Es war Freitagnachmittag, mein Rücken schmerzte. Weil ich den Schlauch nicht auf den Hahn des Laufbrunnens brachte, arbeitete ich mit den Gießkannen, goss, während die andere Kanne volllief, an den Händen hatte ich Blasen, die sich ebenfalls füllten. Und obwohl die Tür zum Gewächshaus offen stand, heizte sich der Raum in der Sonne auf, mir lief der Schweiß in Bächen herunter. / Ich wollte schon Schluss machen für diesen Tag, da hörte ich ein Quieken. Die Darmstädterin war hereingekommen, in ihrem Arm das Kind probierte seine Stimmmöglichkeiten aus in dem so anderen Licht und der Wärme. Wenigstens eine Person, die noch die Fähigkeit besaß, glücklich zu sein. / Die Darmstädterin ging nach hinten, breitete eine Decke auf den Boden, legte das Kind hin und startete den Plattenspieler, sie zog eine Platte von Rosita Serrano aus dem Stapel. In die ersten Takte von Roter Mohn hinein sagte sie, ich solle auf das Kind aufpassen. Dann ging sie hinaus und schloss den Schlauch an. Ich fragte sie, wie sie das gemacht habe. Sie zeigte es mir und strahlte, es gefiel ihr, dass sie den kompletten Durchblick hatte. Zu Hause in Darmstadt hätten sie dasselbe System. Anschließend nahm sie Gurken ab. »Besser als Windeln waschen«, sagte sie. Und sie reichte mir eine Tomate und forderte mich auf, eine Pause zu machen. »Ruh dich ein wenig aus, du bist ja total erschöpft.« / Ich setzte mich auf die Werkzeugkiste, wo ich im Winter immer gesessen war. Zu meinen Füßen das Kind lag auf dem Rücken, die abgewinkelten Beine in die Höhe gestreckt, es beobachtete mich beim Essen der Tomate. Und nach einiger Zeit rieb sich das Kind mit den drallen Fäustchen die Wangen, als müsse es nachdenken. / Ich drehte die Schallplatte um, und Rosita Serrano sang Es leuchten die Sterne.

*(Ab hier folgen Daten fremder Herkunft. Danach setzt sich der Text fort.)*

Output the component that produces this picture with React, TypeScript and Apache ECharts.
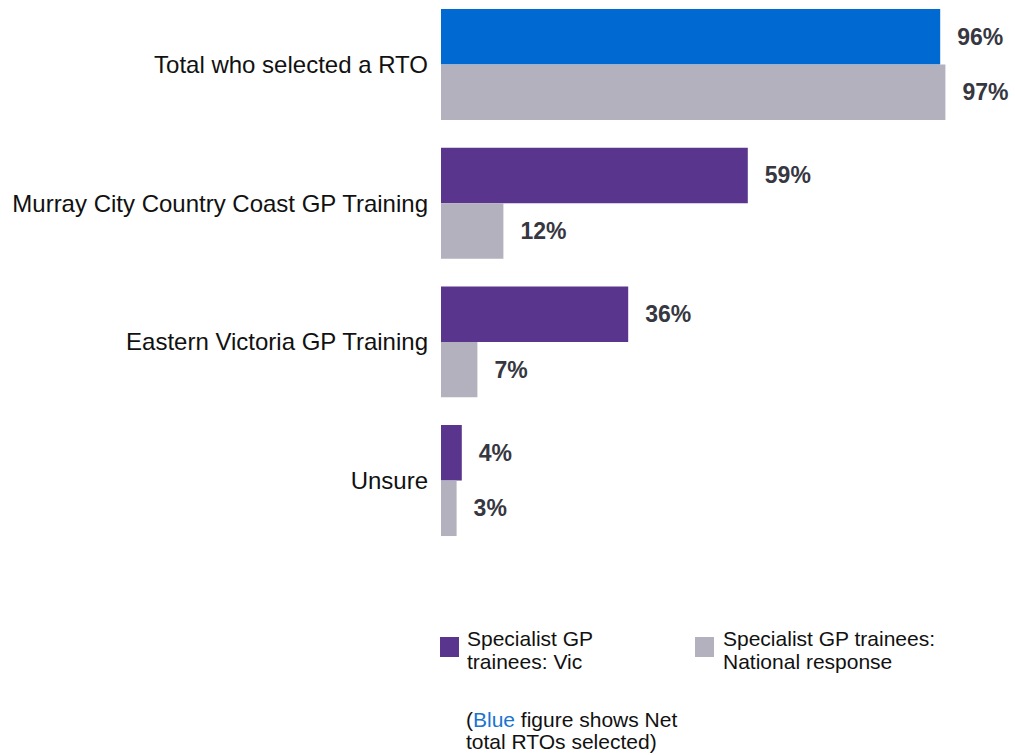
import React, { useEffect, useRef } from "react";
import * as echarts from "echarts";

const categories = [
  "Total who selected a RTO",
  "Murray City Country Coast GP Training",
  "Eastern Victoria GP Training",
  "Unsure",
];
const vicValues = [96, 59, 36, 4];
const nationalValues = [97, 12, 7, 3];
const seriesNames = ["Specialist GP trainees: Vic", "Specialist GP trainees: National response"];

const BLUE = "#006ad2";
const PURPLE = "#5a358e";
const GRAY = "#b2b1bd";
const LABEL = "#363741";
const FONT = "'Liberation Sans', Arial, sans-serif";
const OFF = 20; // container offset

export default function App() {
  const ref = useRef<HTMLDivElement>(null);
  useEffect(() => {
    if (!ref.current) return;
    const chart = echarts.init(ref.current, null, { renderer: "svg" });
    const labelCfg = {
      show: true,
      position: "right",
      distance: 17,
      formatter: "{c}%",
      fontFamily: FONT,
      fontSize: 23,
      fontWeight: "bold",
      color: LABEL,
    };
    chart.setOption({
      animation: false,
      grid: { left: 441, width: 520, top: OFF - 4.8, height: 554.7 },
      xAxis: { type: "value", min: 0, max: 100, show: false },
      yAxis: {
        type: "category",
        data: categories,
        inverse: true,
        axisLine: { show: false },
        axisTick: { show: false },
        axisLabel: {
          margin: 13,
          fontFamily: FONT,
          fontSize: 24,
          color: "#111111",
        },
      },
      series: [
        {
          name: seriesNames[0],
          type: "bar",
          barCategoryGap: "20%",
          barGap: "0%",
          data: vicValues.map((v, i) =>
            i === 0 ? { value: v, itemStyle: { color: BLUE } } : { value: v }
          ),
          itemStyle: { color: PURPLE },
          label: labelCfg,
        },
        {
          name: seriesNames[1],
          type: "bar",
          barCategoryGap: "20%",
          barGap: "0%",
          data: nationalValues,
          itemStyle: { color: GRAY },
          label: labelCfg,
        },
      ],
      graphic: [
        { type: "rect", left: 440, top: OFF + 637, shape: { width: 19, height: 20 }, style: { fill: PURPLE } },
        {
          type: "text",
          left: 467,
          top: OFF + 627,
          style: {
            text: "Specialist GP\ntrainees: Vic",
            font: `21px ${FONT}`,
            lineHeight: 23,
            fill: "#111111",
          },
        },
        { type: "rect", left: 695, top: OFF + 637, shape: { width: 19, height: 20 }, style: { fill: GRAY } },
        {
          type: "text",
          left: 723,
          top: OFF + 627,
          style: {
            text: "Specialist GP trainees:\nNational response",
            font: `21px ${FONT}`,
            lineHeight: 23,
            fill: "#111111",
          },
        },
        {
          type: "text",
          left: 466,
          top: OFF + 708,
          style: {
            text: "({b|Blue} figure shows Net\ntotal RTOs selected)",
            font: `21px ${FONT}`,
            lineHeight: 22,
            fill: "#111111",
            rich: {
              b: { fill: "#1a73d0", font: `21px ${FONT}`, lineHeight: 22 },
            },
          },
        },
      ],
    });
    return () => chart.dispose();
  }, []);
  return (
    <div
      ref={ref}
      style={{ position: "fixed", left: 0, top: -OFF, width: 1015, height: 755 + OFF, background: "#ffffff" }}
    />
  );
}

Für jedermann überraschend kam in der Nacht nochmals ein Schlechtwettereinbruch mit Schnee. Ich brauchte ohnehin eine Ruhepause, nahm meinen Kalender aus der Feldbluse, die etwas abseits am Nagel hing, und strich die vergangenen Tage aus. Die Aprilbilanz 1944 konnte ich als denkbar unbefriedigend abschließen.